The data below should be restated word for word, with every picture omitted.

(Given data)
#####
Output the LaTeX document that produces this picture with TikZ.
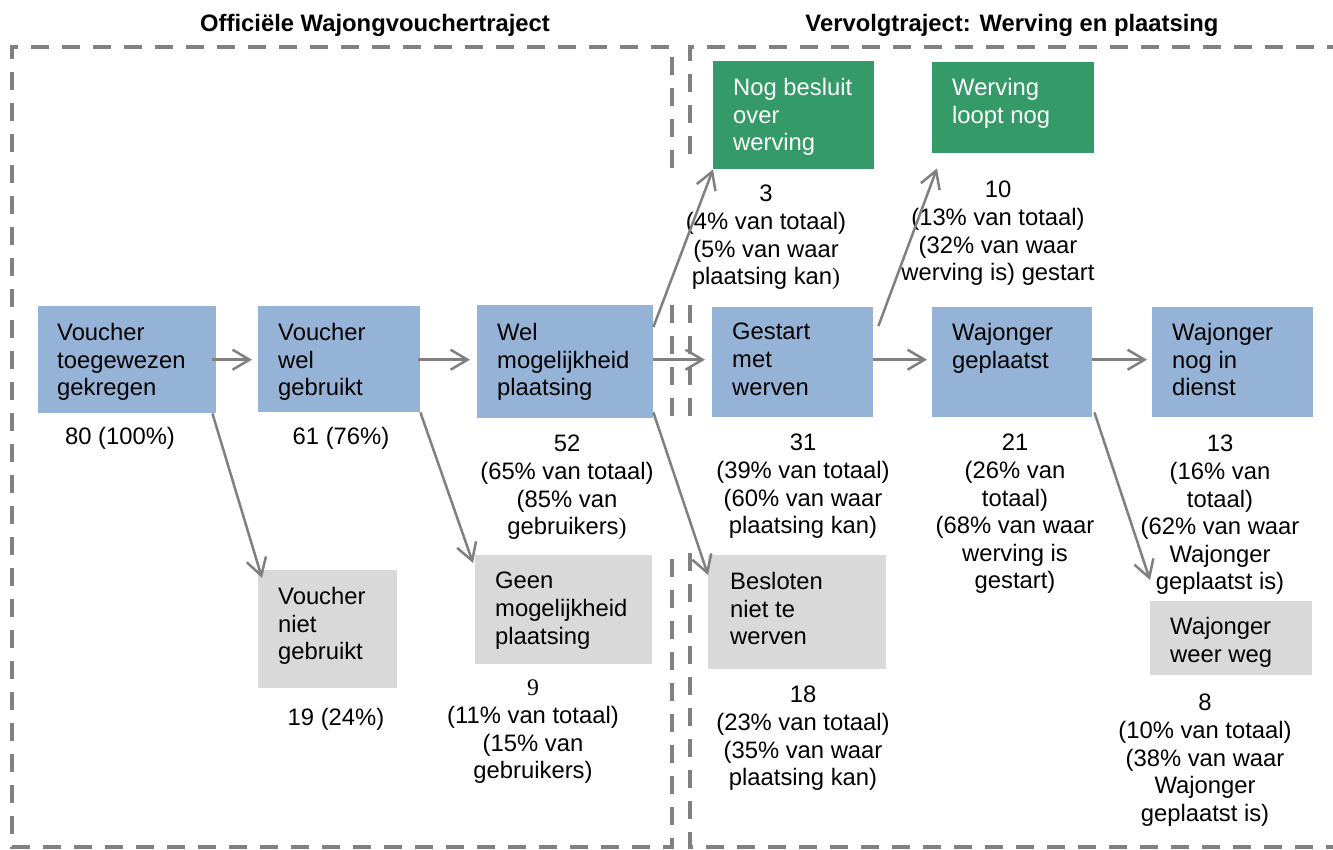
\documentclass[tikz,border=0pt]{standalone}
\usepackage{fontspec}
\setmainfont{Liberation Sans}
\newfontfamily\sernine{Liberation Serif}
\usetikzlibrary{arrows.meta}
\definecolor{boxblue}{HTML}{95B3D7}
\definecolor{boxgreen}{HTML}{349A68}
\definecolor{boxgray}{HTML}{D9D9D9}
\definecolor{linegray}{HTML}{808080}
\begin{document}
\begin{tikzpicture}[x=1pt,y=-1pt,
  box/.style={draw=none, inner sep=0pt, anchor=north west},
  bluebox/.style={box, fill=boxblue},
  greenbox/.style={box, fill=boxgreen},
  graybox/.style={box, fill=boxgray},
  boxtext/.style={anchor=north west, inner sep=0pt, align=left, font=\fontsize{23.8}{27.6}\selectfont},
  lbl/.style={anchor=north, inner sep=0pt, align=center, font=\fontsize{23.8}{27.6}\selectfont},
  title/.style={anchor=north, inner sep=0pt, font=\fontsize{23.8}{27.6}\selectfont\bfseries},
  frame/.style={draw=linegray, line width=4.5pt, dash pattern=on 18pt off 13pt},
  conn/.style={draw=linegray, line width=2.5pt, -{Straight Barb[length=17pt,width=20pt]}}
]
\path[use as bounding box, fill=white] (0,0) rectangle (1333,849);

% frames
\draw[frame] (672,168) -- (672,47) -- (12,47) -- (12,847) -- (672,847) -- (672,553);
\draw[frame] (672,305) -- (672,418);
\draw[frame] (1345,47) -- (690,47) -- (690,160);
\draw[frame] (690,305) -- (690,418);
\draw[frame] (690,553) -- (690,847) -- (1345,847);

% titles
\node[title] (t1) at (375,14) {Officiële Wajongvouchertraject};
\node[title] (t2) at (1012,14) {Vervolgtraject: Werving en plaatsing};

% boxes
\node[bluebox, minimum width=178pt, minimum height=107pt] (b1) at (38,306) {};
\node[bluebox, minimum width=162pt, minimum height=106pt] (b2) at (258,306) {};
\node[bluebox, minimum width=176pt, minimum height=113pt] (b3) at (477,305) {};
\node[bluebox, minimum width=161pt, minimum height=110pt] (b4) at (712,307) {};
\node[bluebox, minimum width=160pt, minimum height=110pt] (b5) at (932,307) {};
\node[bluebox, minimum width=161pt, minimum height=110pt] (b6) at (1152,307) {};
\node[greenbox, minimum width=161pt, minimum height=108pt] (g1) at (713,61) {};
\node[greenbox, minimum width=162pt, minimum height=91pt] (g2) at (932,62) {};
\node[graybox, minimum width=139pt, minimum height=118pt] (gr1) at (258,570) {};
\node[graybox, minimum width=177pt, minimum height=109pt] (gr2) at (475,555) {};
\node[graybox, minimum width=178pt, minimum height=114pt] (gr3) at (708,555) {};
\node[graybox, minimum width=162pt, minimum height=74pt] (gr4) at (1150,601) {};

% box texts
\node[boxtext] (b1t) at (57,323) {Voucher\\toegewezen\\gekregen};
\node[boxtext] (b2t) at (278,323) {Voucher\\wel\\gebruikt};
\node[boxtext] (b3t) at (497,323) {Wel\\mogelijkheid\\plaatsing};
\node[boxtext] (b4t) at (732,323) {Gestart\\met\\werven};
\node[boxtext] (b5t) at (952,323) {Wajonger\\geplaatst};
\node[boxtext] (b6t) at (1172,323) {Wajonger\\nog in\\dienst};
\node[boxtext, text=white] (g1t) at (733,78) {Nog besluit\\over\\werving};
\node[boxtext, text=white] (g2t) at (952,78) {Werving\\loopt nog};
\node[boxtext] (gr1t) at (278,587) {Voucher\\niet\\gebruikt};
\node[boxtext] (gr2t) at (495,572) {Geen\\mogelijkheid\\plaatsing};
\node[boxtext] (gr3t) at (730,572) {Besloten\\niet te\\werven};
\node[boxtext] (gr4t) at (1170,617) {Wajonger\\weer weg};

% labels
\node[lbl] (l1) at (120,427) {80 (100\%)};
\node[lbl] (l2) at (341,427) {61 (76\%)};
\node[lbl] (l3) at (567,435) {52\\(65\% van totaal)\\(85\% van\\gebruikers{\sernine )}};
\node[lbl] (l4) at (766,185) {3\\(4\% van totaal)\\(5\% van waar\\plaatsing kan{\sernine )}};
\node[lbl] (l5) at (998,181) {10\\(13\% van totaal)\\(32\% van waar\\werving is) gestart};
\node[lbl] (l6) at (803,434) {31\\(39\% van totaal)\\(60\% van waar\\plaatsing kan)};
\node[lbl] (l7) at (1015,434) {21\\(26\% van\\totaal)\\(68\% van waar\\werving is\\gestart)};
\node[lbl] (l8) at (1220,435) {13\\(16\% van\\totaal)\\(62\% van waar\\Wajonger\\geplaatst is)};
\node[lbl] (l9) at (336,708) {19 (24\%)};
\node[lbl] (l10) at (533,680) {{\sernine 9}\\(11\% van totaal)\\(15\% van\\gebruikers)};
\node[lbl] (l11) at (803,686) {18\\(23\% van totaal)\\(35\% van waar\\plaatsing kan)};
\node[lbl] (l12) at (1205,694) {8\\(10\% van totaal)\\(38\% van waar\\Wajonger\\geplaatst is)};

% connectors
\draw[conn] ([xshift=-4pt]b1.east) -- ([xshift=-6pt]b2.west |- b1.east);
\draw[conn] ([xshift=-2pt]b2.east |- b1.east) -- ([xshift=-7pt]b3.west |- b1.east);
\draw[conn] (b3.east |- b1.east) -- ([xshift=-7pt]b4.west |- b1.east);
\draw[conn] (b4.east |- b1.east) -- ([xshift=-5pt]b5.west |- b1.east);
\draw[conn] (b5.east |- b1.east) -- ([xshift=-5pt]b6.west |- b1.east);
\draw[conn] ([xshift=-4pt]b1.south east) -- ([xshift=4pt,yshift=-8pt]gr1.north west);
\draw[conn] (b2.south east) -- ([xshift=-2pt,yshift=-8pt]gr2.north west);
\draw[conn] ([yshift=6pt]b3.south east) -- ([yshift=-20pt]gr3.north west);
\draw[conn] ([yshift=-22pt]b3.north east) -- (g1.south west);
\draw[conn] ([xshift=5pt,yshift=-19pt]b4.north east) -- ([xshift=5pt,yshift=-15pt]g2.south west);
\draw[conn] ([xshift=2pt,yshift=5pt]b5.south east) -- ([yshift=21pt]gr4.north west);
\end{tikzpicture}
\end{document}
#####
(Written reply)
Output the LaTeX document that produces this picture with TikZ.
\documentclass[tikz,border=0pt]{standalone}
\usepackage{fontspec}
\setmainfont{Liberation Sans}
\newfontfamily\sernine{Liberation Serif}
\usetikzlibrary{arrows.meta}
\definecolor{boxblue}{HTML}{95B3D7}
\definecolor{boxgreen}{HTML}{349A68}
\definecolor{boxgray}{HTML}{D9D9D9}
\definecolor{linegray}{HTML}{808080}
\begin{document}
\begin{tikzpicture}[x=1pt,y=-1pt,
  box/.style={draw=none, inner sep=0pt, anchor=north west},
  bluebox/.style={box, fill=boxblue},
  greenbox/.style={box, fill=boxgreen},
  graybox/.style={box, fill=boxgray},
  boxtext/.style={anchor=north west, inner sep=0pt, align=left, font=\fontsize{23.8}{27.6}\selectfont},
  lbl/.style={anchor=north, inner sep=0pt, align=center, font=\fontsize{23.8}{27.6}\selectfont},
  title/.style={anchor=north, inner sep=0pt, font=\fontsize{23.8}{27.6}\selectfont\bfseries},
  frame/.style={draw=linegray, line width=4.5pt, dash pattern=on 18pt off 13pt},
  conn/.style={draw=linegray, line width=2.5pt, -{Straight Barb[length=17pt,width=20pt]}}
]
\path[use as bounding box, fill=white] (0,0) rectangle (1333,849);

% frames
\draw[frame] (672,168) -- (672,47) -- (12,47) -- (12,847) -- (672,847) -- (672,553);
\draw[frame] (672,305) -- (672,418);
\draw[frame] (1345,47) -- (690,47) -- (690,160);
\draw[frame] (690,305) -- (690,418);
\draw[frame] (690,553) -- (690,847) -- (1345,847);

% titles
\node[title] (t1) at (375,14) {Officiële Wajongvouchertraject};
\node[title] (t2) at (1012,14) {Vervolgtraject: Werving en plaatsing};

% boxes
\node[bluebox, minimum width=178pt, minimum height=107pt] (b1) at (38,306) {};
\node[bluebox, minimum width=162pt, minimum height=106pt] (b2) at (258,306) {};
\node[bluebox, minimum width=176pt, minimum height=113pt] (b3) at (477,305) {};
\node[bluebox, minimum width=161pt, minimum height=110pt] (b4) at (712,307) {};
\node[bluebox, minimum width=160pt, minimum height=110pt] (b5) at (932,307) {};
\node[bluebox, minimum width=161pt, minimum height=110pt] (b6) at (1152,307) {};
\node[greenbox, minimum width=161pt, minimum height=108pt] (g1) at (713,61) {};
\node[greenbox, minimum width=162pt, minimum height=91pt] (g2) at (932,62) {};
\node[graybox, minimum width=139pt, minimum height=118pt] (gr1) at (258,570) {};
\node[graybox, minimum width=177pt, minimum height=109pt] (gr2) at (475,555) {};
\node[graybox, minimum width=178pt, minimum height=114pt] (gr3) at (708,555) {};
\node[graybox, minimum width=162pt, minimum height=74pt] (gr4) at (1150,601) {};

% box texts
\node[boxtext] (b1t) at (57,323) {Voucher\\toegewezen\\gekregen};
\node[boxtext] (b2t) at (278,323) {Voucher\\wel\\gebruikt};
\node[boxtext] (b3t) at (497,323) {Wel\\mogelijkheid\\plaatsing};
\node[boxtext] (b4t) at (732,323) {Gestart\\met\\werven};
\node[boxtext] (b5t) at (952,323) {Wajonger\\geplaatst};
\node[boxtext] (b6t) at (1172,323) {Wajonger\\nog in\\dienst};
\node[boxtext, text=white] (g1t) at (733,78) {Nog besluit\\over\\werving};
\node[boxtext, text=white] (g2t) at (952,78) {Werving\\loopt nog};
\node[boxtext] (gr1t) at (278,587) {Voucher\\niet\\gebruikt};
\node[boxtext] (gr2t) at (495,572) {Geen\\mogelijkheid\\plaatsing};
\node[boxtext] (gr3t) at (730,572) {Besloten\\niet te\\werven};
\node[boxtext] (gr4t) at (1170,617) {Wajonger\\weer weg};

% labels
\node[lbl] (l1) at (120,427) {80 (100\%)};
\node[lbl] (l2) at (341,427) {61 (76\%)};
\node[lbl] (l3) at (567,435) {52\\(65\% van totaal)\\(85\% van\\gebruikers{\sernine )}};
\node[lbl] (l4) at (766,185) {3\\(4\% van totaal)\\(5\% van waar\\plaatsing kan{\sernine )}};
\node[lbl] (l5) at (998,181) {10\\(13\% van totaal)\\(32\% van waar\\werving is) gestart};
\node[lbl] (l6) at (803,434) {31\\(39\% van totaal)\\(60\% van waar\\plaatsing kan)};
\node[lbl] (l7) at (1015,434) {21\\(26\% van\\totaal)\\(68\% van waar\\werving is\\gestart)};
\node[lbl] (l8) at (1220,435) {13\\(16\% van\\totaal)\\(62\% van waar\\Wajonger\\geplaatst is)};
\node[lbl] (l9) at (336,708) {19 (24\%)};
\node[lbl] (l10) at (533,680) {{\sernine 9}\\(11\% van totaal)\\(15\% van\\gebruikers)};
\node[lbl] (l11) at (803,686) {18\\(23\% van totaal)\\(35\% van waar\\plaatsing kan)};
\node[lbl] (l12) at (1205,694) {8\\(10\% van totaal)\\(38\% van waar\\Wajonger\\geplaatst is)};

% connectors
\draw[conn] ([xshift=-4pt]b1.east) -- ([xshift=-6pt]b2.west |- b1.east);
\draw[conn] ([xshift=-2pt]b2.east |- b1.east) -- ([xshift=-7pt]b3.west |- b1.east);
\draw[conn] (b3.east |- b1.east) -- ([xshift=-7pt]b4.west |- b1.east);
\draw[conn] (b4.east |- b1.east) -- ([xshift=-5pt]b5.west |- b1.east);
\draw[conn] (b5.east |- b1.east) -- ([xshift=-5pt]b6.west |- b1.east);
\draw[conn] ([xshift=-4pt]b1.south east) -- ([xshift=4pt,yshift=-8pt]gr1.north west);
\draw[conn] (b2.south east) -- ([xshift=-2pt,yshift=-8pt]gr2.north west);
\draw[conn] ([yshift=6pt]b3.south east) -- ([yshift=-20pt]gr3.north west);
\draw[conn] ([yshift=-22pt]b3.north east) -- (g1.south west);
\draw[conn] ([xshift=5pt,yshift=-19pt]b4.north east) -- ([xshift=5pt,yshift=-15pt]g2.south west);
\draw[conn] ([xshift=2pt,yshift=5pt]b5.south east) -- ([yshift=21pt]gr4.north west);
\end{tikzpicture}
\end{document}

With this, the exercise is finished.